Slide the door to reveal a space with an expansive counter and an elegant inner garden beyond. Just one step inside, you can take in the tranquil interior of this sukiya teahouse-style building designed by the Nakamura Sotoji building company. The antique tableware and artworks most certainly delight the restaurant’s discerning guests. They include glassware from Baccarat and Lalique, pottery styles like Kyoto Raku ware and early Imari, and rare pieces from Kawai Kanjiro, known for works that express functionality and a connection to nature. With paintings by 19th-century artist Maruyama Okyo and Yokoyama Taikan – a master in Nihonga Japanese painting techniques – you can absolutely be excused from thinking you mistakenly stepped into an art gallery.
CUISINE
Tradition with modern elements
Chef Makoto Fujiwara has long turned heads with his seamless fusion of Japanese with French techniques and produce and tradition with modern elements. This did not change with the opening of Ryō-shō in 2022, where Fujiwara does not let himself be restrained by classic Japanese cuisine, focusing on creating dishes using the best ingredients of any kind and origin in each season. He trusts his instincts when it comes to delicious ingredients and the perfect methods to accentuate their innate qualities. With half the guests hailing from overseas, Fujiwara always serves meat dishes and offers exquisite wine-pairing courses. The collection of champagne and wine can compete with the best French restaurants and confirms Ryō-shō’s status as a luxury dining destination. You will want to indulge in a pairing course in the capable hands of sommelier Hiroyuki Jinguji, who has been working with Chef Fujiwara for many years.
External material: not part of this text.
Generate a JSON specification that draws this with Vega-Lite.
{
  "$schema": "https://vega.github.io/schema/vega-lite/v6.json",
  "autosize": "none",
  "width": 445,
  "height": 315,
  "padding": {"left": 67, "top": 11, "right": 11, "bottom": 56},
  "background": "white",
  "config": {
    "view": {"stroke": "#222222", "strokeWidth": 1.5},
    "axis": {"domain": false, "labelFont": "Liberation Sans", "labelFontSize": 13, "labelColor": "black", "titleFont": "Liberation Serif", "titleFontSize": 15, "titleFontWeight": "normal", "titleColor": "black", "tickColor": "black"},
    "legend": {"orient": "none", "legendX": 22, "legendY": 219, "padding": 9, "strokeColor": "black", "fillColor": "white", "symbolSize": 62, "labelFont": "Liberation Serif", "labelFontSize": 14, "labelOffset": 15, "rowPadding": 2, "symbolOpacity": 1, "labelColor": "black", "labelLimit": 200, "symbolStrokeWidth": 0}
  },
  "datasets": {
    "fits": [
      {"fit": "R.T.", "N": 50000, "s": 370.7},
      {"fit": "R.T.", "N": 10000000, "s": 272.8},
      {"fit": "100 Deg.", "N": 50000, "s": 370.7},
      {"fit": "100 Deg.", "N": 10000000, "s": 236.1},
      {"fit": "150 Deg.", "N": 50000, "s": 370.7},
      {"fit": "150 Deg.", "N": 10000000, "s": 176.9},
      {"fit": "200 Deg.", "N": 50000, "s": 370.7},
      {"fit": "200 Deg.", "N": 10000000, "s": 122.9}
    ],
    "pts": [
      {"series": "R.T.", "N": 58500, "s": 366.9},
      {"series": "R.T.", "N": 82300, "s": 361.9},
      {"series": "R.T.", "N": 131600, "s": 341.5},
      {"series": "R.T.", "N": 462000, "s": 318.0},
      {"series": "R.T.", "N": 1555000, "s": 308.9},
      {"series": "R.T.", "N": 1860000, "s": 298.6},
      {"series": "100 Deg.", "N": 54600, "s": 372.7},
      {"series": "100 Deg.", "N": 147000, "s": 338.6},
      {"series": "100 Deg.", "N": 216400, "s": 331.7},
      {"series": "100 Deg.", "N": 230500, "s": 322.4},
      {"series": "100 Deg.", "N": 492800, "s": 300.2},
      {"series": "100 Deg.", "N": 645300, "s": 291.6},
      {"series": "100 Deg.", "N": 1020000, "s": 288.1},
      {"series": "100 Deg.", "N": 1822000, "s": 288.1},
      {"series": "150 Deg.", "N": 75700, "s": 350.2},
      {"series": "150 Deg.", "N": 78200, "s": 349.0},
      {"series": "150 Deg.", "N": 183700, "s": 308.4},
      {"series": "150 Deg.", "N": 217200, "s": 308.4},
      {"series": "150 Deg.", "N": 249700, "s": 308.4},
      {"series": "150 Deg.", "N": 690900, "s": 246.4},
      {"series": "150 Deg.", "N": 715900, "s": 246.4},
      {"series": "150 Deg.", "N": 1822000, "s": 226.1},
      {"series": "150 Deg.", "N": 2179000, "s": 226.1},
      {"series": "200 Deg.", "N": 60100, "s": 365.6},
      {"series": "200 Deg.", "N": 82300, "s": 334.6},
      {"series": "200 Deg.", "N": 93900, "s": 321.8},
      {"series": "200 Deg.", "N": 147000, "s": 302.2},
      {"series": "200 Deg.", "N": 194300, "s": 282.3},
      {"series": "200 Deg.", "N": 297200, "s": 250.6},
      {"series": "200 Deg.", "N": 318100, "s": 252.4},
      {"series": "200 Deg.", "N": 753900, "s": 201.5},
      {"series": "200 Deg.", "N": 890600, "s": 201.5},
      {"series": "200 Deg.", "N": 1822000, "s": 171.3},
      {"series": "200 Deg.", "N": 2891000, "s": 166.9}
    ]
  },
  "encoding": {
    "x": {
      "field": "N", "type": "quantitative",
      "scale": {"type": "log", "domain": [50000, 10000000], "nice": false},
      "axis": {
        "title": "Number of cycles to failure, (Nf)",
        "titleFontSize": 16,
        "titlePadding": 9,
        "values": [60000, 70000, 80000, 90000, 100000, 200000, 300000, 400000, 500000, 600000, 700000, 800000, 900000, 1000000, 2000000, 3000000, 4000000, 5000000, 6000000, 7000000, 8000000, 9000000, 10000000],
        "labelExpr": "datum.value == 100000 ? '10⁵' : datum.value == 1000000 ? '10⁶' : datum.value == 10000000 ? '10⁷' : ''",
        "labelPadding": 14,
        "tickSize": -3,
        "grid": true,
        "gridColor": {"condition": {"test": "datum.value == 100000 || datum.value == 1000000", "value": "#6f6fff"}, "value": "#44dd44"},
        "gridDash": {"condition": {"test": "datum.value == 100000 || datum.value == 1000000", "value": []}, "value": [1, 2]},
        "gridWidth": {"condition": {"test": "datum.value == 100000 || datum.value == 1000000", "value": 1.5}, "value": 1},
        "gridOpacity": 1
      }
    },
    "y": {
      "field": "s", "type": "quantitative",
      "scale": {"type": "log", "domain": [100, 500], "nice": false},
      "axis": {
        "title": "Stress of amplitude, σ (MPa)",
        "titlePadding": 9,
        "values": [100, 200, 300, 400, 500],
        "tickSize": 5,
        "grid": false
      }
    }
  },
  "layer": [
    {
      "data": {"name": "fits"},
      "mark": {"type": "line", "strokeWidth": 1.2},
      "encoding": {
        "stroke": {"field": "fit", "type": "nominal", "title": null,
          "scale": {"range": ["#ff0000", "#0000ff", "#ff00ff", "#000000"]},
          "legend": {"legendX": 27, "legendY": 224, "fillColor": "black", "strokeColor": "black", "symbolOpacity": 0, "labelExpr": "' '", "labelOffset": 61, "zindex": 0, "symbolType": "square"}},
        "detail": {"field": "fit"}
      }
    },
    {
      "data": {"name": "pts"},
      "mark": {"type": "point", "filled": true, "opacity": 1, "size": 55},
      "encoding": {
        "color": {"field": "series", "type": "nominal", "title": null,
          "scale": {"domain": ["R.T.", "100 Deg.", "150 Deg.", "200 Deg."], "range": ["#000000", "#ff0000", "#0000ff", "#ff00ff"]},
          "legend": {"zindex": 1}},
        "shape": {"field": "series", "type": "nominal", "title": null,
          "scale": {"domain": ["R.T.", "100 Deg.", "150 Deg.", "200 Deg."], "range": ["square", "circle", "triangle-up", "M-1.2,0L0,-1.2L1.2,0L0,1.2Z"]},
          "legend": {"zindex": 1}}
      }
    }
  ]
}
Ryō-shō’s cuisine is a monthly changing omakase course structured according to the traditions of chakaiseki tea ceremony cuisine. A spring menu will feature premium spring ingredients like white-fleshed fish, white asparagus, and sansho flowers, whereas renkon lotus root and hamo daggertooth pike conger will most certainly appear in summer. The menu always includes a meat dish, be it charcoal-grilled beef or sukiyaki, or game meats like deer and wild boar in winter.
It begins with sakizuke, akin to an amuse bouche. Tea ceremony cuisine always begins with a small serving of rice to warm guests’ bellies and prepare them for the meal. This tradition comes from the notion that drinking a cup of rich green tea would be too stimulating for an empty stomach. At Ryō-shō, this may be a morsel of rice topped with small fried fish and a fava bean and sprinkled with bottarga.
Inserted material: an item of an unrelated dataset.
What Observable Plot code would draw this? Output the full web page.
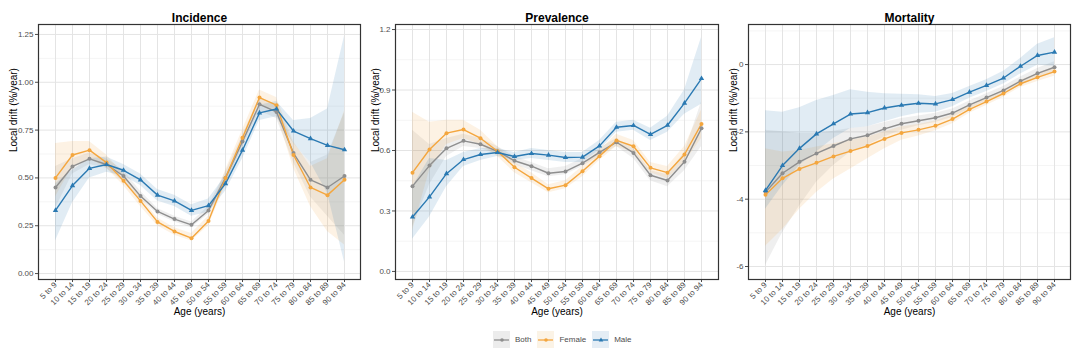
<!DOCTYPE html>
<html>
<head>
<meta charset="utf-8">
<script src="https://cdn.jsdelivr.net/npm/d3@7"></script>
<script src="https://cdn.jsdelivr.net/npm/@observablehq/plot@0.6"></script>
<style>
  body { margin: 0; background: white; font-family: "Liberation Sans", Arial, sans-serif; }
  #wrap { position: relative; width: 1080px; height: 360px; overflow: hidden; }
  .pan { position: absolute; top: 0; }
  #legend { position: absolute; top: 331px; left: 493px; display: flex; align-items: center; font-size: 8px; color: #4d4d4d; }
  #legend .item { display: flex; align-items: center; margin-right: 6px; }
  #legend svg { margin-right: 5px; }
</style>
</head>
<body>
<div id="wrap"></div>
<script>
const ages = ["5 to 9","10 to 14","15 to 19","20 to 24","25 to 29","30 to 34","35 to 39","40 to 44","45 to 49","50 to 54","55 to 59","60 to 64","65 to 69","70 to 74","75 to 79","80 to 84","85 to 89","90 to 94"];
const seriesNames = ["Both", "Female", "Male"];
const lineColors = ["#8e8e8e", "#F4A63E", "#2A79B2"];

// Incidence
const incBoth   = [0.45,0.56,0.60,0.57,0.51,0.405,0.325,0.285,0.255,0.33,0.50,0.69,0.885,0.845,0.63,0.49,0.45,0.51];
const incFemale = [0.50,0.62,0.645,0.58,0.485,0.38,0.27,0.22,0.185,0.275,0.50,0.71,0.92,0.88,0.62,0.45,0.41,0.49];
const incMale   = [0.33,0.46,0.55,0.57,0.54,0.49,0.41,0.38,0.33,0.355,0.47,0.645,0.84,0.86,0.745,0.705,0.67,0.647];
const incBothLo   = [0.34,0.52,0.57,0.55,0.48,0.39,0.31,0.27,0.24,0.31,0.47,0.66,0.85,0.81,0.58,0.40,0.30,0.20];
const incBothHi   = [0.56,0.60,0.63,0.60,0.54,0.43,0.34,0.30,0.27,0.35,0.53,0.72,0.92,0.88,0.68,0.58,0.62,0.84];
const incFemaleLo = [0.40,0.56,0.60,0.55,0.46,0.35,0.25,0.20,0.17,0.25,0.46,0.67,0.88,0.84,0.55,0.35,0.22,0.15];
const incFemaleHi = [0.68,0.69,0.69,0.62,0.52,0.40,0.29,0.24,0.21,0.30,0.54,0.75,0.96,0.92,0.69,0.56,0.60,0.85];
const incMaleLo   = [0.17,0.37,0.50,0.53,0.51,0.46,0.38,0.35,0.30,0.32,0.43,0.60,0.80,0.82,0.68,0.58,0.42,0.06];
const incMaleHi   = [0.47,0.54,0.60,0.61,0.57,0.52,0.44,0.41,0.36,0.39,0.51,0.68,0.88,0.90,0.80,0.81,0.86,1.24];

// Prevalence
const prevBoth   = [0.423,0.525,0.611,0.648,0.631,0.596,0.549,0.522,0.487,0.496,0.537,0.591,0.641,0.588,0.477,0.451,0.544,0.71];
const prevFemale = [0.49,0.605,0.686,0.704,0.661,0.596,0.517,0.463,0.41,0.428,0.497,0.572,0.65,0.621,0.514,0.49,0.58,0.732];
const prevMale   = [0.27,0.37,0.485,0.555,0.58,0.59,0.57,0.585,0.577,0.565,0.567,0.623,0.715,0.724,0.68,0.725,0.835,0.957];
const prevBothLo   = [0.22,0.43,0.57,0.62,0.61,0.58,0.53,0.50,0.47,0.48,0.52,0.57,0.62,0.56,0.45,0.42,0.50,0.62];
const prevBothHi   = [0.70,0.63,0.66,0.68,0.66,0.62,0.57,0.54,0.51,0.52,0.56,0.61,0.66,0.61,0.50,0.48,0.59,0.84];
const prevFemaleLo = [0.20,0.50,0.63,0.66,0.63,0.57,0.49,0.44,0.39,0.41,0.47,0.55,0.62,0.59,0.49,0.46,0.54,0.66];
const prevFemaleHi = [0.79,0.74,0.75,0.75,0.70,0.62,0.54,0.49,0.43,0.45,0.52,0.60,0.68,0.65,0.54,0.52,0.62,0.80];
const prevMaleLo   = [0.16,0.27,0.42,0.52,0.55,0.57,0.55,0.56,0.55,0.54,0.54,0.60,0.69,0.70,0.65,0.69,0.78,0.83];
const prevMaleHi   = [0.42,0.56,0.55,0.59,0.61,0.61,0.59,0.61,0.60,0.59,0.59,0.65,0.74,0.75,0.71,0.77,0.90,1.16];

// Mortality
const mortBoth   = [-3.79,-3.23,-2.89,-2.64,-2.42,-2.21,-2.10,-1.91,-1.76,-1.67,-1.58,-1.44,-1.20,-0.98,-0.77,-0.49,-0.26,-0.08];
const mortFemale = [-3.87,-3.38,-3.10,-2.92,-2.73,-2.57,-2.42,-2.21,-2.03,-1.94,-1.82,-1.62,-1.33,-1.10,-0.86,-0.57,-0.38,-0.21];
const mortMale   = [-3.74,-3.00,-2.49,-2.06,-1.76,-1.47,-1.43,-1.29,-1.21,-1.15,-1.17,-1.04,-0.82,-0.62,-0.40,-0.05,0.27,0.37];
const mortBothLo   = [-5.97,-5.0,-4.2,-3.5,-3.0,-2.6,-2.4,-2.15,-1.95,-1.82,-1.72,-1.57,-1.32,-1.09,-0.89,-0.62,-0.40,-0.25];
const mortBothHi   = [-1.95,-2.0,-2.05,-2.05,-1.98,-1.9,-1.85,-1.72,-1.6,-1.53,-1.45,-1.32,-1.08,-0.87,-0.65,-0.37,-0.12,0.08];
const mortFemaleLo = [-5.4,-4.9,-4.3,-3.8,-3.4,-3.1,-2.8,-2.5,-2.25,-2.12,-1.97,-1.76,-1.45,-1.22,-0.97,-0.68,-0.5,-0.35];
const mortFemaleHi = [-2.5,-2.6,-2.55,-2.45,-2.35,-2.25,-2.15,-2.0,-1.85,-1.78,-1.68,-1.5,-1.22,-1.0,-0.76,-0.47,-0.27,-0.08];
const mortMaleLo   = [-4.3,-3.6,-3.0,-2.6,-2.2,-1.9,-1.85,-1.7,-1.55,-1.45,-1.42,-1.25,-1.0,-0.8,-0.58,-0.28,-0.02,-0.05];
const mortMaleHi   = [-1.37,-1.42,-1.28,-1.07,-0.92,-0.75,-0.82,-0.87,-0.88,-0.9,-0.95,-0.86,-0.65,-0.45,-0.2,0.18,0.6,0.8];

function rows(series, v, lo, hi) {
  return ages.map((age, i) => ({age, series, v: v[i], lo: lo[i], hi: hi[i]}));
}
const incData = [...rows("Both", incBoth, incBothLo, incBothHi), ...rows("Female", incFemale, incFemaleLo, incFemaleHi), ...rows("Male", incMale, incMaleLo, incMaleHi)];
const prevData = [...rows("Both", prevBoth, prevBothLo, prevBothHi), ...rows("Female", prevFemale, prevFemaleLo, prevFemaleHi), ...rows("Male", prevMale, prevMaleLo, prevMaleHi)];
const mortData = [...rows("Both", mortBoth, mortBothLo, mortBothHi), ...rows("Female", mortFemale, mortFemaleLo, mortFemaleHi), ...rows("Male", mortMale, mortMaleLo, mortMaleHi)];

function panel({title, data, domain, ticks, minor, fmt, width, marginLeft, marginRight}) {
  return Plot.plot({
    width, height: 322, marginTop: 24, marginBottom: 43, marginLeft, marginRight,
    style: {fontFamily: "Liberation Sans, Arial, sans-serif", fontSize: "8px", color: "#4d4d4d", background: "white", overflow: "visible"},
    x: {type: "point", domain: ages, padding: 0.6, label: null},
    y: {domain, label: null},
    color: {domain: seriesNames, range: lineColors},
    symbol: {domain: seriesNames, range: ["circle", "circle", "triangle"]},
    marks: [
      Plot.gridY(minor, {stroke: "#f2f2f2", strokeOpacity: 1, strokeWidth: 0.8}),
      Plot.gridY(ticks, {stroke: "#e4e4e4", strokeOpacity: 1}),
      Plot.gridX(ages, {stroke: "#e4e4e4", strokeOpacity: 1}),
      Plot.areaY(data, {x: "age", y1: "lo", y2: "hi", fill: "series", z: "series", fillOpacity: 0.14}),
      Plot.lineY(data, {x: "age", y: "v", stroke: "series", z: "series", strokeWidth: 1.4}),
      Plot.dot(data, {x: "age", y: "v", fill: "series", symbol: "series", r: 2, stroke: null}),
      Plot.axisY({ticks, tickFormat: fmt, tickSize: 3, tickPadding: 2, label: null}),
      Plot.axisX({tickRotate: -45, tickSize: 3, tickPadding: 1, label: null}),
      Plot.frame({stroke: "#333", strokeWidth: 1.2}),
      Plot.text([title], {frameAnchor: "top", dy: -11, fontWeight: "bold", fontSize: 12, fill: "black"}),
      Plot.text(["Local drift (%/year)"], {frameAnchor: "left", dx: -(marginLeft - 13), rotate: -90, fontSize: 10, fill: "black"}),
      Plot.text(["Age (years)"], {frameAnchor: "bottom", dy: 35, fontSize: 10, fill: "black"})
    ]
  });
}

const wrap = document.getElementById("wrap");
const specs = [
  {left: 0, title: "Incidence", data: incData, domain: [-0.031, 1.302], ticks: [0, 0.25, 0.5, 0.75, 1, 1.25], minor: [0.125, 0.375, 0.625, 0.875, 1.125], fmt: d3.format(".2f"), width: 362, marginLeft: 38, marginRight: 2},
  {left: 362, title: "Prevalence", data: prevData, domain: [-0.04, 1.225], ticks: [0, 0.3, 0.6, 0.9, 1.2], minor: [0.15, 0.45, 0.75, 1.05], fmt: d3.format(".1f"), width: 358, marginLeft: 33, marginRight: 2},
  {left: 720, title: "Mortality", data: mortData, domain: [-6.386, 1.19], ticks: [-6, -4, -2, 0], minor: [-5, -3, -1, 1], fmt: d => String(d), width: 360, marginLeft: 28, marginRight: 10}
];
for (const s of specs) {
  const div = document.createElement("div");
  div.className = "pan";
  div.style.left = s.left + "px";
  div.appendChild(panel(s));
  wrap.appendChild(div);
}

// Legend
const legend = document.createElement("div");
legend.id = "legend";
seriesNames.forEach((name, i) => {
  const item = document.createElement("div");
  item.className = "item";
  const c = lineColors[i];
  const sym = name === "Male"
    ? `<path d="M9,6.5 L11.3,10.5 L6.7,10.5 Z" fill="${c}"/>`
    : `<circle cx="9" cy="9" r="1.8" fill="${c}"/>`;
  item.innerHTML = `<svg width="17" height="17"><rect width="17" height="17" fill="${i === 1 ? "#fbf3e6" : i === 2 ? "#e4edf5" : "#ececec"}"/><line x1="1" x2="16" y1="9" y2="9" stroke="${c}" stroke-width="1.3"/>${sym}</svg><span>${name}</span>`;
  legend.appendChild(item);
});
wrap.appendChild(legend);
</script>
</body>
</html>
Dishes to follow may include the pureed soup of a unique variety of garden peas grown in the Kansai region called usui-mame, topped with boiled white asparagus, oil-poached Ise-ebi lobster, and caviar. It is a visually stunning contrast of green and pink served in a decorative vintage bowl from St. Louis, which has been making crystal creations since 1586. For the owan lidded bowl dish, perfectly clear primary dashi extracted from Rishiri kombu and tuna flakes wafts wonderful aromas the instant you remove the lid to find a velvety shinjo dumpling of crabmeat and pike conger flesh, topped with baby greens.
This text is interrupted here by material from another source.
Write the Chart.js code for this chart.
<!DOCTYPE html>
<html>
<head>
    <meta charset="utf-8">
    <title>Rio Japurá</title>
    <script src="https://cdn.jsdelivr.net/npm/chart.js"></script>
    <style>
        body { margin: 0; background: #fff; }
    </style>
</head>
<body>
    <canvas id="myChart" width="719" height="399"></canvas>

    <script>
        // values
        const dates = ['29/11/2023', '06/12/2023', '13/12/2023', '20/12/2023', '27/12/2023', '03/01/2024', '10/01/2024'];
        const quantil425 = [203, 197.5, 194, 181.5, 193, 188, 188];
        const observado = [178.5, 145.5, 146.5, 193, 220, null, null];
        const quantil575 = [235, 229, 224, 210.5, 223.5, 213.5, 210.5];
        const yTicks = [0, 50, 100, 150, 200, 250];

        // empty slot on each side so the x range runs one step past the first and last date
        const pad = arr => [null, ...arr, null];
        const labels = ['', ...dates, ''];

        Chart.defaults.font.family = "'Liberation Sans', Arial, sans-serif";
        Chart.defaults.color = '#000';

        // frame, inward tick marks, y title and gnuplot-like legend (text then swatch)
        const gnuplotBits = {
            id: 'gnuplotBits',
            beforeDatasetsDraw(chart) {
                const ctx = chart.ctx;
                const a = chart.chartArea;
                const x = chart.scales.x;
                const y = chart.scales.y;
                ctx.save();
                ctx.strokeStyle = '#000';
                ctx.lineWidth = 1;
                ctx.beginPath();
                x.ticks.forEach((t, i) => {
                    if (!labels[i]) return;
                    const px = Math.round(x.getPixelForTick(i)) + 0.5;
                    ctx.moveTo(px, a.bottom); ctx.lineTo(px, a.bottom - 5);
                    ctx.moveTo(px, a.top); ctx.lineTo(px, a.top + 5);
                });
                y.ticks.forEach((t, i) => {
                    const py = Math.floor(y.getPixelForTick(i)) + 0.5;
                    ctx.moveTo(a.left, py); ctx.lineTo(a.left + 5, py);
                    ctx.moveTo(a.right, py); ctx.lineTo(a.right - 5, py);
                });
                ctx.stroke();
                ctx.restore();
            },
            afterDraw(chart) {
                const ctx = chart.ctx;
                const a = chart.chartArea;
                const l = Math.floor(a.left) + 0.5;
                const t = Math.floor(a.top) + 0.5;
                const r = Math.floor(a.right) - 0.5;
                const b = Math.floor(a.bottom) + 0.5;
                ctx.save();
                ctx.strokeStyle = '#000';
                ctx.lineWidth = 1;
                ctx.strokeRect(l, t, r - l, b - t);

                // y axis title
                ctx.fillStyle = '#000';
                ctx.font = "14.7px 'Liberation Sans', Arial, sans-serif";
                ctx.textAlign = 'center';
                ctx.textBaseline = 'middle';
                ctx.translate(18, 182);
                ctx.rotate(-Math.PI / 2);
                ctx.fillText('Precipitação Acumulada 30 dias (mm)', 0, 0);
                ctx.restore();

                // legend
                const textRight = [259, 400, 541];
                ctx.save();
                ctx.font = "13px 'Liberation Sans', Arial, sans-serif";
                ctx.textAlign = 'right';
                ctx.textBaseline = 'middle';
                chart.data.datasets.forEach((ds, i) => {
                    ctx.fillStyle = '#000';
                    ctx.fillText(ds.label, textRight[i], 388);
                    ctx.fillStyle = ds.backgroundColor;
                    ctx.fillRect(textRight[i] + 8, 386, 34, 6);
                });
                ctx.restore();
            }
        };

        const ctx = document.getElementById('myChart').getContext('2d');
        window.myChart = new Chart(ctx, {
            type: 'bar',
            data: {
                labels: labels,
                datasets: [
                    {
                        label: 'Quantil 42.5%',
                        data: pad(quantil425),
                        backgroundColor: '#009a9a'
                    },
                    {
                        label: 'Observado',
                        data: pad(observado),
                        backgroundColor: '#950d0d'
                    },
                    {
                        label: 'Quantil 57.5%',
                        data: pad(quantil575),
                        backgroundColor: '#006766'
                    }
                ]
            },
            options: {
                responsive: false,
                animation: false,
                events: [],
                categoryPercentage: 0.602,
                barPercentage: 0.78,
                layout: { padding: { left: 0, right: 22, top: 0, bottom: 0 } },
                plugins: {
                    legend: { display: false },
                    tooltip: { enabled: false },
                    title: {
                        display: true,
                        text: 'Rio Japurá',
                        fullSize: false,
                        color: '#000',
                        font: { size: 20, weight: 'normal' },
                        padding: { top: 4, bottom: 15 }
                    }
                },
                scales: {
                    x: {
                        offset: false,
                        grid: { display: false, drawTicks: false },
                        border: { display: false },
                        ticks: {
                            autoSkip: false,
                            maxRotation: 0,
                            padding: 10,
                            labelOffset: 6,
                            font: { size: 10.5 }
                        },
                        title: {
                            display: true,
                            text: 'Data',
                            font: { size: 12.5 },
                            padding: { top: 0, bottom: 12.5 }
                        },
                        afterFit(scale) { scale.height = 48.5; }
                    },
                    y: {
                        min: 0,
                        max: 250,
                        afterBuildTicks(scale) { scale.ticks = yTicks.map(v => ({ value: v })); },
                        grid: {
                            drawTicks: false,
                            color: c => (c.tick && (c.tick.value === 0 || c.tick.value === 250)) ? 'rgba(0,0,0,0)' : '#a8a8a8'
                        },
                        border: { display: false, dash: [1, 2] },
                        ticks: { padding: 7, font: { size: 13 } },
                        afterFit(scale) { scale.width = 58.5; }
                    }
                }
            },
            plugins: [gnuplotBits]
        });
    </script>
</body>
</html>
Sashimi of Akashi sea bream accompanied by green onion sprouts and wasabi is served on a gorgeous antique blue and white porcelain dish. A warming dish of braised daikon radish topped with a glistening piece of teriyaki monkfish liver follows, with a swirl of daikon braising juices, thinly shredded pieces of the white part of naganegi long Japanese green onions, and dots of zesty yuzu. Himegyu beef from Kyoto’s mountainous Ayabe region is served sukiyaki style with a silky poached egg and black truffles. The umami, aroma and textures are heavenly. Other courses include a warming dish called atsumono, a delicacy offered by the chef to keep the sake flowing called shiizakana, and a small bowl of broth called kozuimono that serves as a palate cleanser. Finally comes the rice dish and a refreshing dish of seasonal fruit.
INGREDIENTS
The sumptuous seafood is sourced from Nishiki Market fishmonger Maruyata, and vegetables are supplied by wholesalers at the Central Markets in Osaka and Kyoto. From early spring, bamboo shoots that have just popped through the earth are delivered directly from farmers in Nara’s Kashihara district. One thing is certain: every ingredient used in the Ryō-shō kitchen comes from trusted producers and suppliers known to Fujiwara since his training days, who select and deliver the very best at each moment of every season.
CHEF
Makoto Fujiwara
CHAMPAGNE and WINE
With a location in Kyoto’s pleasure quarters, it is no surprise that many guests are well-versed in alcoholic beverages. A great number of guests order champagne by the bottle, so Fujiwara makes sure to have a steady supply of high-end favorites. Dom Pérignon features strongly in the lineup, with its only vintage champagnes and the rosé affectionately known worldwide as Dom Peri Pink. Guests can even enjoy Oenothèque and the Plénitude 2 (P2) variety while dining at Ryō-shō, a champagne that undergoes a 16-year extended maturation period, during which it develops greater depth and complexity.
Fujiwara can also pop open bottles of Krug, Salon, and Louis Roederer Cristal, and many other exquisite varieties that adorn his cellar. The still wines are predominantly French from the five main châteaux in Bordeaux, Domaine Romanée Conti in Bourgogne, and Châteauneuf du Pape in the Côte du Rhone, accented by an array of rare wines sure to satisfy the cravings of wine lovers from around the world.